Where sneering fails is with peers. With those people who, no matter how hard you try to get them to see that you are better than them, simply don't or won't. They just think you are obnoxious. Which is why when JRM lay languidly across the green benches in Westminster, looking deliberately bored during debates last week, he was met with furious cries of "Sit up, man". It wasn't seen as superiority. It was seen as the pathetic posturing and rudeness that it was by other MPs who do not believe JRM is anything special - quite the opposite, in fact.
Ian Dunt described his behaviour as "spaffed off, mock-Shakespearean juvenilia". Another pundit asked: "How can you live your whole life as this absurd cosplay Wodehouse aristocrat?" And Liz Kendall, Labour MP for Leicester, noted that Rees-Mogg was visibly enraging the very Tory MPs he should have been trying to persuade to back the government. Sneering doesn't work with peers and JRM was a liability to the UK government last week. His eccentric arrogance hardened the Tory rebels. Peers are not impressed by faux pre-eminence.

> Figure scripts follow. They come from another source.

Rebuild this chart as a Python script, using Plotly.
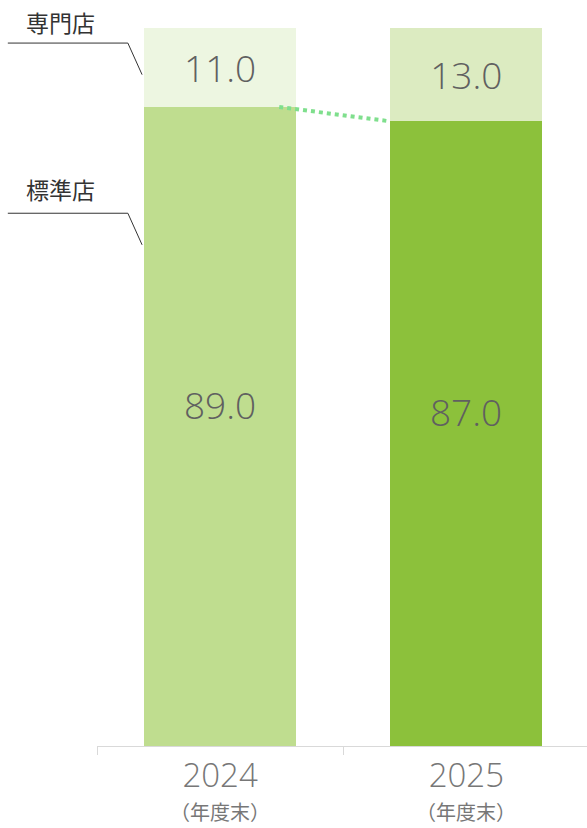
import plotly.graph_objects as go

# Store-type share by fiscal year end (%)
years = ["2024", "2025"]
year_note = "（年度末）"
standard = [89.0, 87.0]      # 標準店
specialty = [11.0, 13.0]     # 専門店
series_names = ["標準店", "専門店"]

standard_colors = ["#bfdd8f", "#8cc13b"]
specialty_colors = ["#edf6e1", "#dcebc1"]
num_family = "Open Sans, Noto Sans CJK JP"
value_font = dict(family=num_family, size=37, color="#606060", weight=350)

fig = go.Figure()
fig.add_bar(
    x=years, y=standard, name=series_names[0],
    marker=dict(color=standard_colors, line=dict(width=0)),
    hoverinfo="skip",
)
fig.add_bar(
    x=years, y=specialty, name=series_names[1],
    marker=dict(color=specialty_colors, line=dict(width=0)),
    text=[f"{v:.1f}" for v in specialty], textposition="inside",
    insidetextanchor="middle", textangle=0, textfont=value_font,
    hoverinfo="skip",
)

# standard-store values, set a little above the segment middle
for i, v in enumerate(standard):
    fig.add_annotation(xref="x", yref="y", x=i, y=v / 2, yshift=22,
                       text=f"{v:.1f}", showarrow=False, font=value_font,
                       xanchor="center", yanchor="middle")

# dotted connector between the tops of the standard-store segments
fig.add_shape(
    type="line", xref="x", yref="y",
    x0=0.24, y0=standard[0], x1=1 - 0.31, y1=standard[1],
    line=dict(color="#7fdf8d", width=4, dash="dot"), layer="above",
)

# series labels with leader lines on the left
label_font = dict(family="Noto Sans CJK JP", size=23, color="#333333")
leader = dict(color="#333333", width=1)
# 専門店
fig.add_annotation(xref="paper", yref="paper", x=-0.075, y=1.008, text=series_names[1],
                   showarrow=False, font=label_font, xanchor="center", yanchor="middle")
fig.add_shape(type="path", xref="paper", yref="paper",
              path="M -0.182,0.979 L 0.063,0.979 L 0.092,0.935", line=leader)
# 標準店
fig.add_annotation(xref="paper", yref="paper", x=-0.075, y=0.776, text=series_names[0],
                   showarrow=False, font=label_font, xanchor="center", yanchor="middle")
fig.add_shape(type="path", xref="paper", yref="paper",
              path="M -0.182,0.742 L 0.063,0.742 L 0.092,0.698", line=leader)

# fiscal-year-end note under each year
for i, _ in enumerate(years):
    fig.add_annotation(xref="x", yref="paper", x=i, y=0, yshift=-50, text=year_note,
                       showarrow=False, xanchor="center", yanchor="top", borderpad=0,
                       font=dict(family="Noto Sans CJK JP", size=20, color="#777777"))

fig.update_layout(
    barmode="stack",
    bargap=0.382,
    width=587, height=828,
    margin=dict(l=97, r=0, t=28, b=82),
    paper_bgcolor="white", plot_bgcolor="white",
    showlegend=False,
    uniformtext=dict(mode=False),
    xaxis=dict(
        type="category", range=[-0.5, 1.49],
        showline=True, linecolor="#d9d9d9", linewidth=1,
        ticks="outside", tickson="boundaries", ticklen=8, tickcolor="#d9d9d9",
        tickfont=dict(family=num_family, size=33, color="#777777", weight=350),
        ticklabelstandoff=0,
        showgrid=False, zeroline=False, fixedrange=True,
    ),
    yaxis=dict(range=[0, 100], visible=False, fixedrange=True),
)

fig.write_html("out.html")
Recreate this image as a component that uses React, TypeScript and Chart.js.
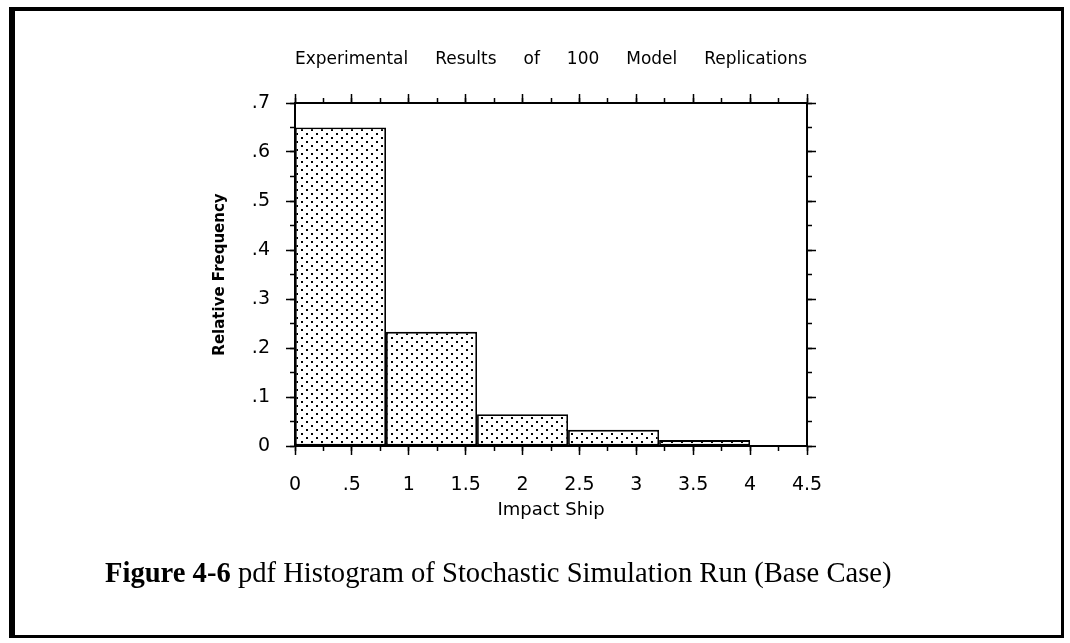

And, of course, another place where the British come up against peers is in the EU. The French, the Germans, the Spanish, they don't believe the UK is superior to them and all the sneering - and let's face it, there has been much sneering in Europe - will do little to expedite a solution to the Brexit mess such as a favourable withdrawal agreement or a workable trading arrangement.
Much like Rees-Mogg annoyed half the House of Commons (even the name, when you think about it, is eye-rollingly sad), Britain posturing like a farcical has-been on the world stage - insisting "I used to be somebody" - is not good tactics. It pushes people in the opposite direction. Deal with people as equals and they might be reasonable. Insult them with your egotism, and it will backfire.
Although considering it's part of the imperialist attitude that brought about Brexit in the first place and I'm only an Irish whippersnapper, who should actually be doffing the cap, it's hard to know if they'll take heed.